TRA 50 ANNI CENTENARI TRIPLICATI
Èstato detto molto argutamente che il futuro è interessante perché passeremo lì il resto della vita. Ciò è tanto più vero per le previsioni demografiche, cioè su quanti e come saremo nei prossimi anni. Ed è quello che ha fatto l’Istat, cimentandosi in previsioni che allargassero lo sguardo fino al lontano, lontanissimo 2065. Una data talmente sperduta nel futuro da apparire quasi fantascientifica, ma comunque in grado di fornire qualche sguardo sulla popolazione che verrà.
Stiamo al Veneto. Per prima cosa tra mezzo secolo saremo un po’ più numerosi, per cui la popolazione sfonderà i 5 milioni e avremo circa 300 mila abitanti in più. Ma dove il mutamento sarà esplosivo non è nella quantità ma nella composizione della popolazione. Due soli dati sono esplicativi al riguardo: i centenari, che oggi in Veneto sono circa 1.200, tra cinquant’anni saranno più che triplicati. Se crescono i centenari, è ovvio che segue anche la massa della popolazione anziana: infatti gli ultrasessantacinquenni (a cui comunque è sempre più anacronistico affibbiare l’epiteto di anziani) diverranno addirittura un terzo della popolazione veneta mentre gli ultraottantacinquenni arriveranno a esserne un decimo. Anche se il vento della longevità continuerà a soffiare – come si spera, piacevole ma non scontata tendenza – dopo la metà del secolo il numero degli anziani calerà naturalmente.
Infatti concluderanno la loro pur longeva vita le numerose generazioni nate negli anni cinquanta e sessanta, i nati nel periodo del cosiddetto baby boom. Qualcosa potrebbe muoversi sul fronte delle nascite, se – come prevede l’Istat – il numero di figli per donna passasse da 1,3 a 1,6, un numero comunque del tutto insufficiente per rilanciare la macchina della demografia regionale, da decenni col freno a mano tirato. Infatti la popolazione giovane – quella da zero a 14 anni - arriverà ad essere solo il 12% della popolazione veneta, una percentuale che sarà di un terzo rispetto a quella degli ultrasessantacinquenni.

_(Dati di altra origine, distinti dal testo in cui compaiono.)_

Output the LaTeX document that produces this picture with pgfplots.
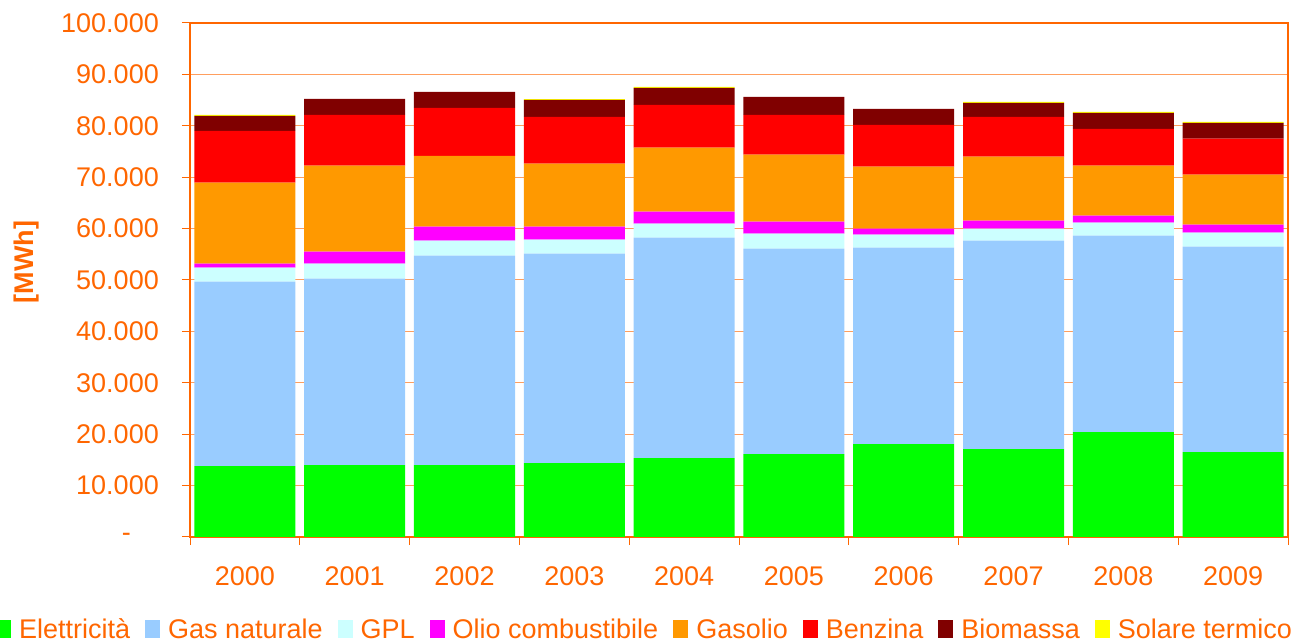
\documentclass[border=0pt]{standalone}
\usepackage{pgfplots}
\usepackage{pgfplotstable}
\pgfplotsset{compat=1.18}
\usepackage{fontspec}
\setmainfont{Liberation Sans}
\definecolor{txt}{HTML}{FF6600}
\definecolor{gridc}{HTML}{FF9E5E}
\definecolor{cE}{HTML}{00FF00}
\definecolor{cG}{HTML}{99CCFF}
\definecolor{cL}{HTML}{CCFFFF}
\definecolor{cO}{HTML}{FF00FF}
\definecolor{cD}{HTML}{FF9900}
\definecolor{cB}{HTML}{FF0000}
\definecolor{cM}{HTML}{800000}
\definecolor{cS}{HTML}{FFFF00}
\newcommand\fs{\fontsize{27bp}{32bp}\selectfont}
\pgfplotstableread{
x E G L O D B M S
0 13800 35900 2730 770 15730 10100 2910 200
1 14000 36290 2910 2330 16700 9900 3110 0
2 14000 40760 2910 2720 13780 9320 3110 0
3 14370 40770 2720 2530 12230 9120 3300 150
4 15340 42910 2720 2330 12430 8340 3310 190
5 16100 40020 2910 2330 13010 7760 3500 0
6 18060 38250 2520 1170 12040 8150 3110 0
7 17090 40580 2330 1550 12430 7760 2730 190
8 20390 38250 2520 1360 9710 7190 3110 190
9 16500 40000 2720 1560 9700 7000 3110 190
}\data
\begin{document}
\begin{tikzpicture}
\useasboundingbox (0,0) rectangle (1308bp,644bp);
\begin{axis}[
 at={(190bp,107bp)}, anchor=south west,
 scale only axis, width=1098bp, height=514bp,
 ybar stacked, bar width=0.92,
 xmin=-0.5, xmax=9.5, ymin=0, ymax=100000,
 scaled y ticks=false,
 xtick={-0.5,0.5,...,9.5}, xticklabels={},
 extra x ticks={0,1,...,9},
 extra x tick labels={2000,2001,2002,2003,2004,2005,2006,2007,2008,2009},
 extra x tick style={major tick length=0pt, grid=none},
 ytick={0,10000,...,100000},
 yticklabels={{\makebox[37bp][l]{-}},10.000,20.000,30.000,40.000,50.000,60.000,70.000,80.000,90.000,100.000},
 tick pos=left, tick align=outside, major tick length=8bp,
 tick style={draw=txt, line width=1bp},
 axis line style={draw=txt, line width=1.5bp},
 ymajorgrids, major grid style={draw=gridc, line width=1bp},
 tick label style={font=\fs, text=txt},
 yticklabel style={anchor=east, inner sep=0pt, xshift=-23bp},
 xticklabel style={anchor=north, inner sep=0pt, yshift=-29bp},
 ylabel={\textbf{[MWh]}},
 ylabel style={font=\fs, text=txt, at={(axis description cs:-0.1485,0.535)}, anchor=center, rotate=0},
 legend columns=8,
 legend style={draw=none, fill=none, font=\fs, text=txt, at={(axis description cs:0.4135,-0.1800)}, anchor=center, inner sep=0pt, outer sep=0pt,
   nodes={inner xsep=0pt, inner ysep=0pt},
   /tikz/every even column/.append style={column sep=15bp}},
 legend image code/.code={\fill[#1] (0bp,-8bp) rectangle (15bp,10bp); \path (23bp,0bp);},
 every axis plot/.append style={draw=none},
]
\addplot[fill=cE] table[x=x,y=E]{\data}; \addlegendentry{Elettricità}
\addplot[fill=cG] table[x=x,y=G]{\data}; \addlegendentry{Gas naturale}
\addplot[fill=cL] table[x=x,y=L]{\data}; \addlegendentry{GPL}
\addplot[fill=cO] table[x=x,y=O]{\data}; \addlegendentry{Olio combustibile}
\addplot[fill=cD] table[x=x,y=D]{\data}; \addlegendentry{Gasolio}
\addplot[fill=cB] table[x=x,y=B]{\data}; \addlegendentry{Benzina}
\addplot[fill=cM] table[x=x,y=M]{\data}; \addlegendentry{Biomassa}
\addplot[fill=cS] table[x=x,y=S]{\data}; \addlegendentry{Solare termico}
\end{axis}
\end{tikzpicture}
\end{document}
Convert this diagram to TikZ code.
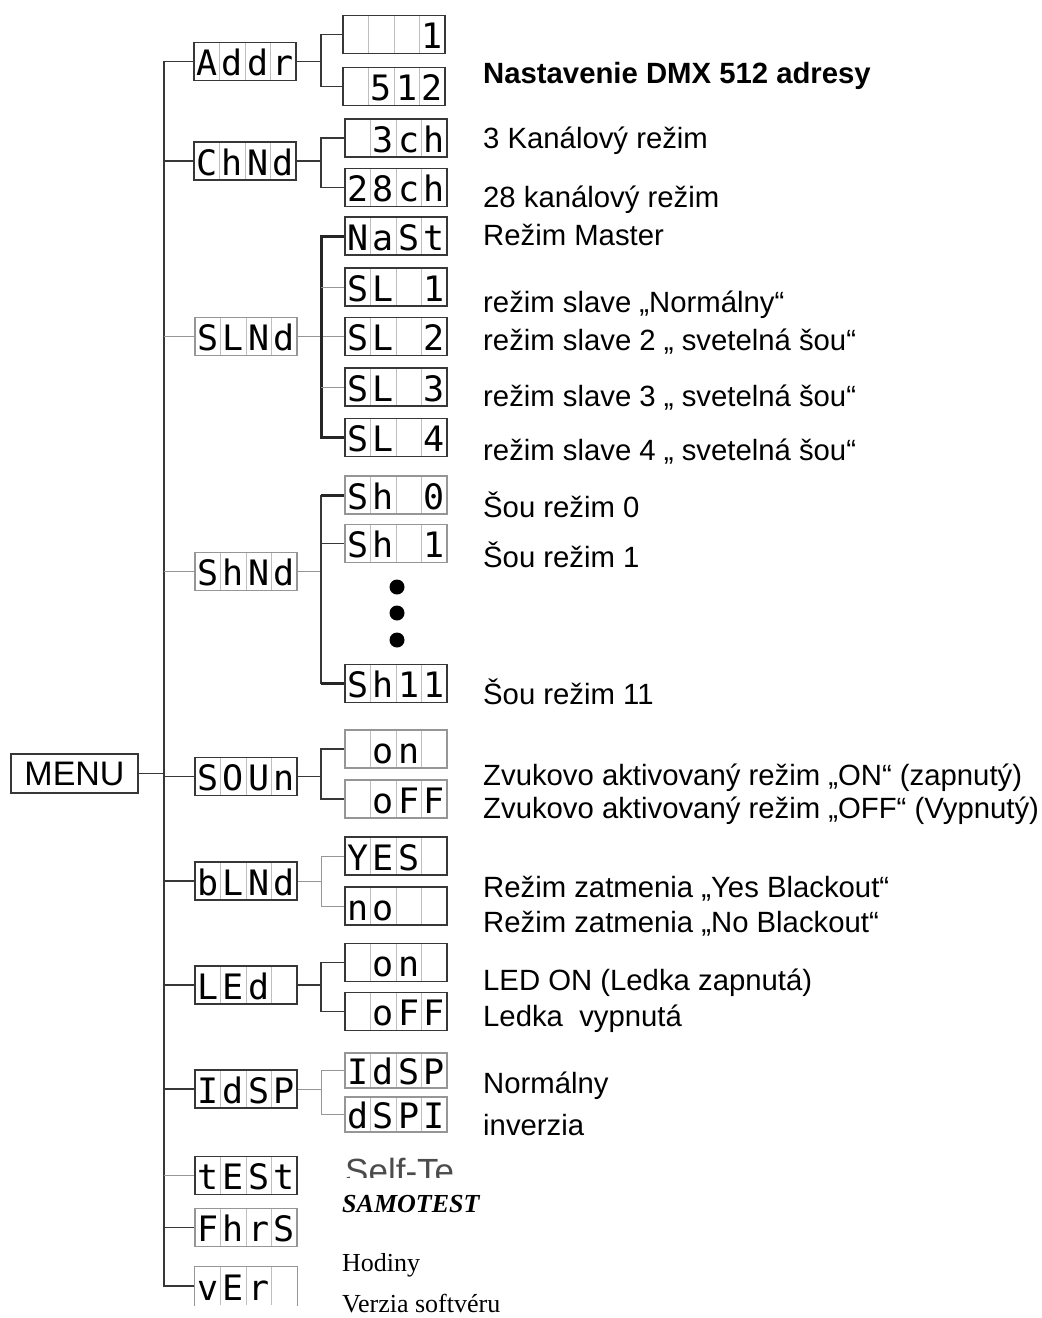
\documentclass[tikz,border=0pt]{standalone}
\usepackage{fontspec}
\setmainfont{Liberation Sans}
\newfontfamily\lcdfont{DejaVu Sans Mono}
\newfontfamily\serifnote{Liberation Serif}
\usepackage{tikz}
\usetikzlibrary{calc}
\definecolor{lcddark}{RGB}{55,55,55}
\definecolor{lcdgrid}{RGB}{190,190,190}
\definecolor{palegray}{RGB}{150,150,150}
\newcommand{\seg}[4]{\makebox[25.5pt]{#1}\makebox[25.5pt]{#2}\makebox[25.5pt]{#3}\makebox[25.5pt]{#4}}
\tikzset{
  lcd/.style={rectangle, draw=lcddark, line width=1.8pt,
    minimum width=102pt, minimum height=38pt, inner sep=0pt,
    font={\lcdfont\fontsize{35}{35}\selectfont}, text height=28pt, text depth=0pt,
    path picture={\foreach \k in {1,2,3}
      \draw[lcdgrid, line width=0.8pt]
        ($(path picture bounding box.north west)!\k/4!(path picture bounding box.north east)$) --
        ($(path picture bounding box.south west)!\k/4!(path picture bounding box.south east)$);}},
  lcdpale/.style={lcd, draw=palegray, line width=1.2pt},
  menubox/.style={rectangle, draw=lcddark, line width=2pt,
    minimum width=127pt, minimum height=39pt, inner sep=0pt,
    font=\fontsize{34}{34}\selectfont},
  line/.style={draw=lcddark, line width=1.8pt},
  heavy/.style={draw=black!85, line width=3pt},
  faint/.style={draw=palegray, line width=1pt},
  note/.style={anchor=base west, inner sep=0pt, font=\fontsize{29.3}{34}\selectfont},
  serifnote/.style={anchor=base west, inner sep=0pt, font=\serifnote\fontsize{26}{30}\selectfont}
}
\begin{document}
\begin{tikzpicture}[x=1pt, y=-1pt]
  \useasboundingbox (0,0) rectangle (1042,1318);
  \coordinate (trunk) at (164,0);
  \coordinate (branch) at (321,0);

  % Menu
  \node[menubox] (menu) at (74.5,773.5) {MENU};

  % First level
  \node[lcd] (addr) at (245,61.5) {\seg{A}{d}{d}{r}};
  \node[lcd] (chmd) at (245,161) {\seg{C}{h}{N}{d}};
  \node[lcdpale] (slmd) at (246,336.5) {\seg{S}{L}{N}{d}};
  \node[lcdpale] (shmd) at (246,571.5) {\seg{S}{h}{N}{d}};
  \node[lcd] (soun) at (246,776.5) {\seg{S}{O}{U}{n}};
  \node[lcd] (blmd) at (246,881) {\seg{b}{L}{N}{d}};
  \node[lcd] (led) at (246,985) {\seg{L}{E}{d}{}};
  \node[lcd] (idsp) at (246,1089) {\seg{I}{d}{S}{P}};
  \node[lcd] (test) at (246,1175.5) {\seg{t}{E}{S}{t}};
  \node[lcdpale] (fhrs) at (246,1227.5) {\seg{F}{h}{r}{S}};
  \node[lcdpale, draw=none] (ver) at (246,1286) {\seg{v}{E}{r}{}};
  \draw[palegray, line width=1.2pt] (ver.south west) -- (ver.north west) -- (ver.north east) -- (ver.south east);

  % Second level
  \node[lcd] (a1) at (394,34.5) {\seg{}{}{}{1}};
  \node[lcd] (a512) at (394,86.5) {\seg{}{5}{1}{2}};
  \node[lcd] (ch3) at (396,138) {\seg{}{3}{c}{h}};
  \node[lcd] (ch28) at (396,187.5) {\seg{2}{8}{c}{h}};
  \node[lcd] (mast) at (396,236) {\seg{N}{a}{S}{t}};
  \node[lcd] (sl1) at (396,287) {\seg{S}{L}{}{1}};
  \node[lcd] (sl2) at (396,336.5) {\seg{S}{L}{}{2}};
  \node[lcd] (sl3) at (396,387) {\seg{S}{L}{}{3}};
  \node[lcd] (sl4) at (396,437.5) {\seg{S}{L}{}{4}};
  \node[lcdpale] (sh0) at (396,495) {\seg{S}{h}{}{0}};
  \node[lcdpale] (sh1) at (396,543.5) {\seg{S}{h}{}{1}};
  \node[lcd] (sh11) at (396,683.5) {\seg{S}{h}{1}{1}};
  \node[lcdpale] (son) at (396,749) {\seg{}{o}{n}{}};
  \node[lcdpale] (soff) at (396,799) {\seg{}{o}{F}{F}};
  \node[lcd] (yes) at (396,856) {\seg{Y}{E}{S}{}};
  \node[lcd] (no) at (396,906) {\seg{n}{o}{}{}};
  \node[lcd] (lon) at (396,962.5) {\seg{}{o}{n}{}};
  \node[lcd] (loff) at (396,1011.5) {\seg{}{o}{F}{F}};
  \node[lcdpale, minimum height=35pt] (dsp1) at (396,1070.5) {\seg{I}{d}{S}{P}};
  \node[lcdpale, minimum height=35pt] (dsp2) at (396,1114.5) {\seg{d}{S}{P}{I}};
  \foreach \y in {587,613,640}
    \fill (397,\y) circle (7.5pt);

  % Trunk
  \draw[line] (addr.west) -- (addr.west -| trunk) -- (ver.west -| trunk) -- (ver.west);
  \draw[line] (menu.east) -- (menu.east -| trunk);
  \draw[line] (chmd.west -| trunk) -- (chmd.west);
  \draw[faint] (slmd.west -| trunk) -- (slmd.west);
  \draw[faint] (shmd.west -| trunk) -- (shmd.west);
  \draw[line] (soun.west -| trunk) -- (soun.west);
  \draw[line] (blmd.west -| trunk) -- (blmd.west);
  \draw[line] (led.west -| trunk) -- (led.west);
  \draw[line] (idsp.west -| trunk) -- (idsp.west);
  \draw[faint] (test.west -| trunk) -- (test.west);
  \draw[line] (fhrs.west -| trunk) -- (fhrs.west);

  % Branches
  \draw[line] (addr.east) -- (addr.east -| branch);
  \draw[line] (a1.west) -- (a1.west -| branch) -- (a512.west -| branch) -- (a512.west);
  \draw[line] (chmd.east) -- (chmd.east -| branch);
  \draw[line] (ch3.west) -- (ch3.west -| branch) -- (ch28.west -| branch) -- (ch28.west);
  \draw[faint] (slmd.east) -- (sl2.west);
  \draw[heavy] (mast.west) -- (mast.west -| branch) -- (sl4.west -| branch) -- (sl4.west);
  \draw[faint] (sl1.west -| branch) -- (sl1.west);
  \draw[faint] (sl3.west -| branch) -- (sl3.west);
  \draw[faint] (shmd.east) -- (shmd.east -| branch);
  \draw[line] (sh0.west -| branch) -- (sh11.west -| branch);
  \draw[heavy] (sh0.west -| branch) -- (sh0.west);
  \draw[line] (sh1.west -| branch) -- (sh1.west);
  \draw[heavy] (sh11.west -| branch) -- (sh11.west);
  \draw[line] (soun.east) -- (soun.east -| branch);
  \draw[line] (son.west) -- (son.west -| branch) -- (soff.west -| branch) -- (soff.west);
  \draw[faint] (blmd.east) -- (blmd.east -| branch);
  \draw[faint] (yes.west) -- (yes.west -| branch) -- (no.west -| branch) -- (no.west);
  \draw[line] (led.east) -- (led.east -| branch);
  \draw[line] (lon.west) -- (lon.west -| branch) -- (loff.west -| branch) -- (loff.west);
  \draw[faint] (idsp.east) -- (idsp.east -| branch);
  \draw[faint] (dsp1.west) -- (dsp1.west -| branch) -- (dsp2.west -| branch) -- (dsp2.west);

  % Notes
  \node[note] (n-addr) at (483,83) {\textbf{Nastavenie DMX 512 adresy}};
  \node[note] (n-ch3) at (483,148) {3 Kanálový režim};
  \node[note] (n-ch28) at (483,207) {28 kanálový režim};
  \node[note] (n-mast) at (483,245) {Režim Master};
  \node[note] (n-sl1) at (483,312) {režim slave „Normálny“};
  \node[note] (n-sl2) at (483,350) {režim slave 2 „ svetelná šou“};
  \node[note] (n-sl3) at (483,406) {režim slave 3 „ svetelná šou“};
  \node[note] (n-sl4) at (483,460) {režim slave 4 „ svetelná šou“};
  \node[note] (n-sh0) at (483,517) {Šou režim 0};
  \node[note] (n-sh1) at (483,567) {Šou režim 1};
  \node[note] (n-sh11) at (483,704) {Šou režim 11};
  \node[note] (n-son) at (483,785) {Zvukovo aktivovaný režim „ON“ (zapnutý)};
  \node[note] (n-soff) at (483,818) {Zvukovo aktivovaný režim „OFF“ (Vypnutý)};
  \node[note] (n-yes) at (483,897) {Režim zatmenia „Yes Blackout“};
  \node[note] (n-no) at (483,932) {Režim zatmenia „No Blackout“};
  \node[note] (n-lon) at (483,990) {LED ON (Ledka zapnutá)};
  \node[note] (n-loff) at (483,1026) {Ledka\ \ vypnutá};
  \node[note] (n-dsp1) at (483,1093) {Normálny};
  \node[note] (n-dsp2) at (483,1135) {inverzia};
  \begin{scope}
    \clip (330,1140) rectangle (520,1177);
    \node[note, text=black!70, font=\fontsize{35}{40}\selectfont] (n-self) at (345,1183) {Self-Te};
  \end{scope}
  \node[serifnote, font=\serifnote\fontsize{26}{30}\selectfont\bfseries\itshape] (n-test) at (342,1212) {SAMOTEST};
  \node[serifnote] (n-fhrs) at (342,1271) {Hodiny};
  \node[serifnote] (n-ver) at (342,1312) {Verzia softvéru};
\end{tikzpicture}
\end{document}
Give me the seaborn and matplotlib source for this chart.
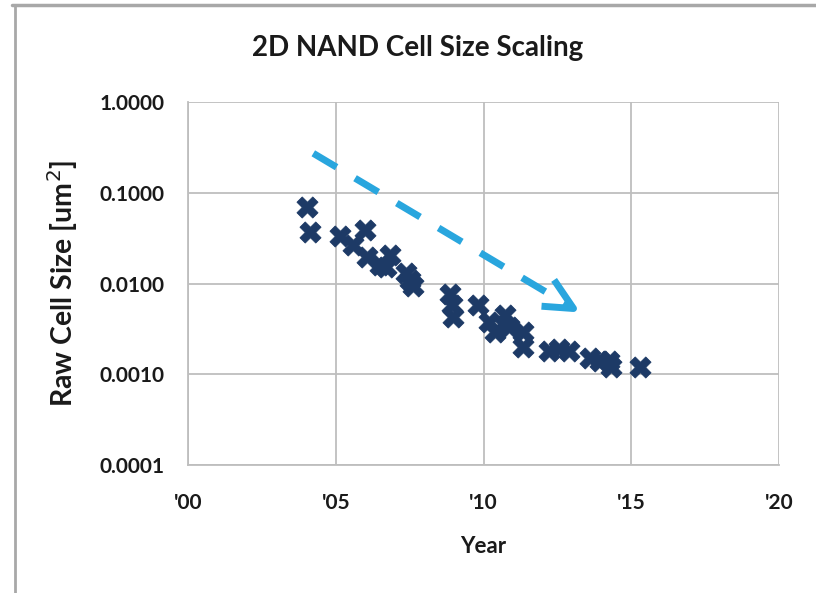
import matplotlib
matplotlib.use("Agg")
import matplotlib.pyplot as plt
from matplotlib.lines import Line2D
from matplotlib.markers import MarkerStyle
from matplotlib.path import Path
from matplotlib.ticker import FixedLocator, NullLocator
import pandas as pd
import seaborn as sns

# Raw NAND flash cell size by product year (um^2)
years = [2004.03, 2004.13, 2005.13, 2005.57, 2005.99, 2006.06, 2006.50, 2006.70,
         2006.84, 2007.39, 2007.51, 2007.61, 2008.87, 2008.92, 2008.98, 2009.81,
         2010.17, 2010.39, 2010.74, 2010.85, 2011.34, 2011.34, 2012.22, 2012.55,
         2012.89, 2013.60, 2013.94, 2014.25, 2014.31, 2015.30]
cell_size = [0.0688, 0.0374, 0.0334, 0.0266, 0.0389, 0.0196, 0.0160, 0.0152,
             0.0206, 0.0130, 0.0109, 0.0093, 0.0077, 0.0058, 0.0043, 0.0058,
             0.0038, 0.0029, 0.0045, 0.0033, 0.0029, 0.0020, 0.0018, 0.0019,
             0.0018, 0.0015, 0.0014, 0.0014, 0.0012, 0.0012]

x_ticks = [2000, 2005, 2010, 2015, 2020]
x_tick_labels = ["'00", "'05", "'10", "'15", "'20"]
y_ticks = [0.0001, 0.001, 0.01, 0.1, 1.0]
y_tick_labels = ["0.0001", "0.0010", "0.0100", "0.1000", "1.0000"]

# Trend arrow: tail and tip (year, um^2)
trend_years = [2004.24, 2013.04]
trend_sizes = [0.272, 0.00533]

NAVY = "#1D3A66"
SKY = "#29A6DE"
GRID = "#BEBEBE"
TEXT = "#1A1A1A"

sns.set_theme(style="white")
plt.rcParams["font.family"] = ["Lato", "DejaVu Sans"]

fig = plt.figure(figsize=(8.16, 5.93), dpi=100)
ax = fig.add_axes([188 / 816, 1 - 465 / 593, (779 - 188) / 816, (465 - 102) / 593])

df = pd.DataFrame({"Year": years, "Cell": cell_size})
sns.scatterplot(data=df, x="Year", y="Cell", marker="X", s=230, color=NAVY,
                edgecolor=NAVY, linewidth=0.6, ax=ax, zorder=3, clip_on=False)

ax.set_yscale("log")
ax.set_xlim(2000, 2020)
ax.set_ylim(1e-4, 1)
ax.xaxis.set_major_locator(FixedLocator(x_ticks))
ax.set_xticklabels(x_tick_labels)
ax.yaxis.set_major_locator(FixedLocator(y_ticks))
ax.yaxis.set_minor_locator(NullLocator())
ax.set_yticklabels(y_tick_labels)

ax.grid(True, color=GRID, linewidth=1.3)
ax.set_axisbelow(True)
for side in ["top", "right"]:
    ax.spines[side].set_visible(False)
for side in ["left", "bottom"]:
    ax.spines[side].set_color(GRID)
    ax.spines[side].set_linewidth(1.3)

ax.tick_params(axis="both", which="major", direction="out", length=7,
               width=1.3, color=GRID, labelsize=15, labelcolor=TEXT)
ax.tick_params(axis="y", pad=10)
ax.tick_params(axis="x", pad=13)
for lbl in ax.get_xticklabels() + ax.get_yticklabels():
    lbl.set_fontweight("bold")

ax.set_xlabel("Year", fontsize=16, fontweight="bold", color=TEXT, labelpad=17)
ax.set_ylabel("Raw Cell Size [um$^2$]", fontsize=20.5, fontweight="bold",
              color=TEXT, labelpad=14)
fig.text(418 / 816, 1 - 48 / 593, "2D NAND Cell Size Scaling", ha="center",
         va="center", fontsize=20, fontweight="bold", color=TEXT)

# Dashed trend arrow shaft
ax.plot(trend_years, trend_sizes, color=SKY, linewidth=5,
        linestyle=(0, (3.9, 3.1)), dash_capstyle="butt", zorder=4)

# Open arrowhead at the tip, drawn as an unfilled chevron marker
head = Path([(-17, 25), (0, 0), (-28, 2)],
            [Path.MOVETO, Path.LINETO, Path.LINETO])
ax.plot([trend_years[1]], [trend_sizes[1]], linestyle="none",
        marker=MarkerStyle(head, fillstyle="none", joinstyle="miter", capstyle="butt"),
        markersize=64 * 72 / 100, markeredgewidth=5, markeredgecolor=SKY, zorder=4)

# Chart border
fig.add_artist(Line2D([12 / 816, 1], [1 - 5 / 593, 1 - 5 / 593], color="#A8A8A8",
                      linewidth=2.5, transform=fig.transFigure))
fig.add_artist(Line2D([15 / 816, 15 / 816], [0, 1 - 5 / 593], color="#A8A8A8",
                      linewidth=2.0, transform=fig.transFigure))

fig.savefig("out.png", dpi=100, facecolor="white")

Lo squilibrio generazionale è evidente nell’indice di vecchiaia: se oggi ogni cento giovani ci sono 168 anziani, domani, dopo la metà di questo secolo, il rapporto sarà di cento a 284. Cioè quasi tre anziani per un giovane. Certamente la longevità è una conquista meravigliosa, ma una società non vive di sola longevità: vive soprattutto di nascite, un regalo di futuro che va pensato non solo come bene privato (della coppia) ma come bene collettivo. Con tutti i riconoscimenti che merita.